Peter Gal, PharmD, and Pete Koval, PharmD, faculty members in the Division of Pharmacy Practice and Experiential Education, have received Lenovo Innovation Grants from the UNC Center for Faculty Excellence to develop projects in Second Life to help students in real life.

Peter Gal
Peter Gal, PharmD

Gal, a clinical professor, will use his $9,900 grant to create an orientation program on the virtual-reality social network to familiarize fourth-year doctor of pharmacy students with clinical practice in a neonatal intensive care unit (NICU) before they begin that portion of their practice-experience curriculum. Gal oversees the neonatal pharmacotherapy fellowship at the NICU at The Women’s Hospital of Greensboro, which trains twelve to fifteen fourth-year PharmD students from the UNC Eshelman School of Pharmacy each year.

“Most pharmacy students in the United States or around the world have never experienced, virtually or in real life, the complicated clinical practice of the neonatal intensive care unit,” says Gal, director of graduate pharmacy education at the Greensboro Area Health Education Center. “Providing a virtual experience may be useful for orienting students to a workplace and improving the student’s ability to perform required pharmacist tasks in the real-world setting.”

Gal’s team will develop interactive neonatal device models and practical patient-monitoring exercises that will allow students to identify and practice the skills a pharmacist will need in an NICU. Students will be assessed through interactive technology, including a quiz.
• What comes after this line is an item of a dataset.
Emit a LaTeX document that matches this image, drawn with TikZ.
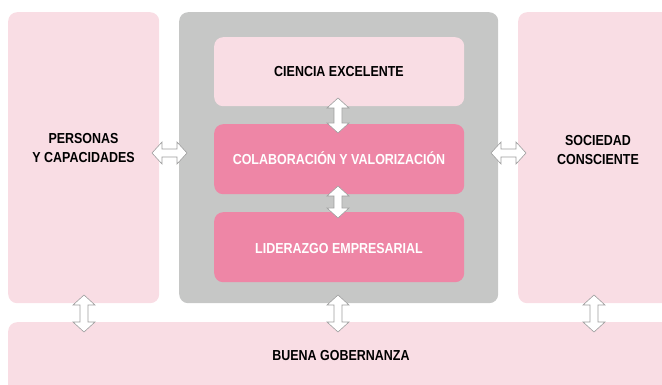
\documentclass[tikz,border=0pt]{standalone}
\usepackage{fontspec}
\setmainfont{Liberation Sans}[FakeStretch=0.86]
\definecolor{lpink}{HTML}{F9DDE4}
\definecolor{mpink}{HTML}{EE86A6}
\definecolor{cgray}{HTML}{C6C7C6}
\definecolor{agray}{HTML}{9E9E9E}
\tikzset{
  box/.style={rectangle, rounded corners=9pt, anchor=north west, inner sep=0pt},
  lbox/.style={box, fill=lpink},
  gbox/.style={box, fill=cgray},
  pbox/.style={box, fill=mpink},
  lbl/.style={font=\bfseries\fontsize{14.5}{18.5}\selectfont, align=center, text=black},
  wlbl/.style={lbl, text=white},
  pics/dblarrow/.style={code={
    \draw[agray, fill=white, line width=0.6pt, line join=miter]
      (-#1/2,0) -- (-#1/2+10,11) -- (-#1/2+10,4) -- (#1/2-10,4) -- (#1/2-10,11)
      -- (#1/2,0) -- (#1/2-10,-11) -- (#1/2-10,-4) -- (-#1/2+10,-4) -- (-#1/2+10,-11) -- cycle;
  }}
}
\begin{document}
\begin{tikzpicture}[x=1pt,y=-1pt]
\useasboundingbox (0,0) rectangle (662,385);
\clip (0,0) rectangle (662,385);
% big boxes
\node[lbox, minimum width=151pt, minimum height=291pt] (left) at (8,12) {};
\node[gbox, minimum width=319pt, minimum height=291pt] (center) at (179,12) {};
\node[lbox, minimum width=170pt, minimum height=291pt] (right) at (518,12) {};
\node[lbox, minimum width=670pt, minimum height=80pt] (bottom) at (8,322) {};
% inner boxes
\node[lbox, minimum width=250pt, minimum height=69pt] (ciencia) at (214,37) {};
\node[pbox, minimum width=250pt, minimum height=70pt] (colab) at (214,124) {};
\node[pbox, minimum width=250pt, minimum height=70pt] (lider) at (214,212) {};
% texts
\node[lbl] (personas) at (83.5,148) {PERSONAS\\Y CAPACIDADES};
\node[lbl] (sociedad) at (598,150) {SOCIEDAD\\CONSCIENTE};
\node[lbl] (buena) at (341,356) {BUENA GOBERNANZA};
\node[lbl] (cienciat) at (339,71.5) {CIENCIA EXCELENTE};
\node[wlbl] (colabt) at (339,158.5) {COLABORACIÓN Y VALORIZACIÓN};
\node[wlbl] (lidert) at (339,248.5) {LIDERAZGO EMPRESARIAL};
% arrows
\pic at (169.5,153) {dblarrow=35};
\pic at (508.5,153) {dblarrow=35};
\pic[rotate=90] at (338,115.5) {dblarrow=35};
\pic[rotate=90] at (338,202) {dblarrow=32};
\pic[rotate=90] at (84,313.5) {dblarrow=37};
\pic[rotate=90] at (338,313.5) {dblarrow=37};
\pic[rotate=90] at (594,313.5) {dblarrow=37};
\end{tikzpicture}
\end{document}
The model will first be used in a pilot program for UNC students and then shared with other pharmacy schools.

Peter Koval
Peter Koval, PharmD

Koval, a clinical associate professor and assistant director of pharmacotherapy, education, and research at the Greensboro AHEC, received a $9,030 grant to study the value of using a virtual poster demonstration to prepare students for a live presentation.

Koval’s project will develop poster-presentation venues in Second Life for the fourth-year PharmD students at the School who participate in the Clinical Scholars Program. As part of the program, they must present a completed research project at a professional meeting, a requirement most commonly fulfilled with a poster presentation at the spring meeting of the North Carolina Association of Pharmacists.

“This is the first professional presentation of research for most of these students,” Koval says. “The goal of this project is to enhance students’ skill, ability, and confidence to present research findings visually and verbally.”

In Koval’s project, half of the approximately forty students who participate in the Clinical Scholars Program each year will give a virtual presentation in Second Life before their live presentations. Pharmacy faculty from around the state, many of whom would not be able to attend live presentations in person, will be invited to interact with students in the virtual environment and give them verbal feedback and standardized written evaluations. Faculty and students will be surveyed after the virtual and live presentations for their assessment of how much the Second Life experience helped the students prepare. These students’ performance in the live presentation will also be compared with that of the Clinical Scholars Program participants who did not give a virtual presentation.

“This project addresses one of our core curricular goals—to improve communication skills, including the ability to clearly explain clinical information,” says Koval, who is also a collaborator on Gal’s project.